Supply Chain Stabilization and Macroeconomic Targets

The finance minister noted that prior to the surprise diplomatic breakthrough, economic planners were primarily focused on mitigating the compounding second- and third-order impacts of a prolonged Middle East conflict. The war had pushed national inflation back into double digits and threatened energy imports. While the peace framework is a welcome relief, Aurangzeb cautioned that the physical damage sustained by global energy infrastructure means the return to normal maritime logistics will be a gradual process.

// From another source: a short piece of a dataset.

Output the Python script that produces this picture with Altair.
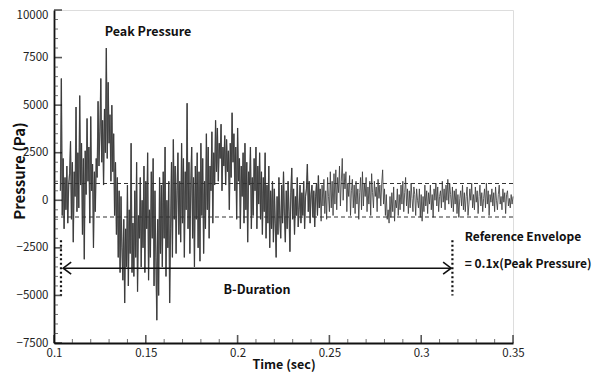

Consequently, the macroeconomic targets unveiled in the parliamentary budget on Friday—which include a 4 percent real GDP growth rate and an 8.2 percent inflation baseline—will remain unadjusted for the time being. The fiscal plan continues to rely on rigorous domestic tax compliance and a critical Rs 3 trillion defence allocation to keep the state’s ongoing $7 billion International Monetary Fund (IMF) stabilization program securely on track.

Creditor Profile Shifts and Digital Assets

On external financing, Aurangzeb detailed a strategic plan to use commercial borrowing in the upcoming fiscal year to swap out bilateral debts, thereby optimizing the country’s creditor profile without increasing its net external debt liabilities. This shift follows Pakistan’s repayment of $3.4 billion in United Arab Emirates bilateral deposits last month, which was offset by tapping Emirati commercial banks. To diversify further, the state is preparing subsequent issues of Eurobonds, Panda bonds, and its first rupee-linked, dollar-settled instruments.

External Financing and Regulatory Focus (FY2026-27)
• Targeted Financing: $2.82 billion through commercial and Eurobond avenues.
• Panda Bonds: Approvals secured for up to $1 billion equivalent following a backed debut.
• Defense Assets: High regional interest post-2025 friction, but export projections remain guarded.
• Crypto Strategy: Comprehensive regulation and formalization prioritized over immediate taxation.

The minister also addressed the state’s recent steps to formalize the digital asset sector, including preliminary agreements signed with prominent global platforms like Binance and World Liberty Financial. Aurangzeb clarified that the immediate priority is establishing a robust regulatory framework for cryptocurrency, tokenization, and digital exchanges. While bringing digital assets into the tax net is an inevitability, the finance ministry maintains that proper formalization must precede revenue enforcement.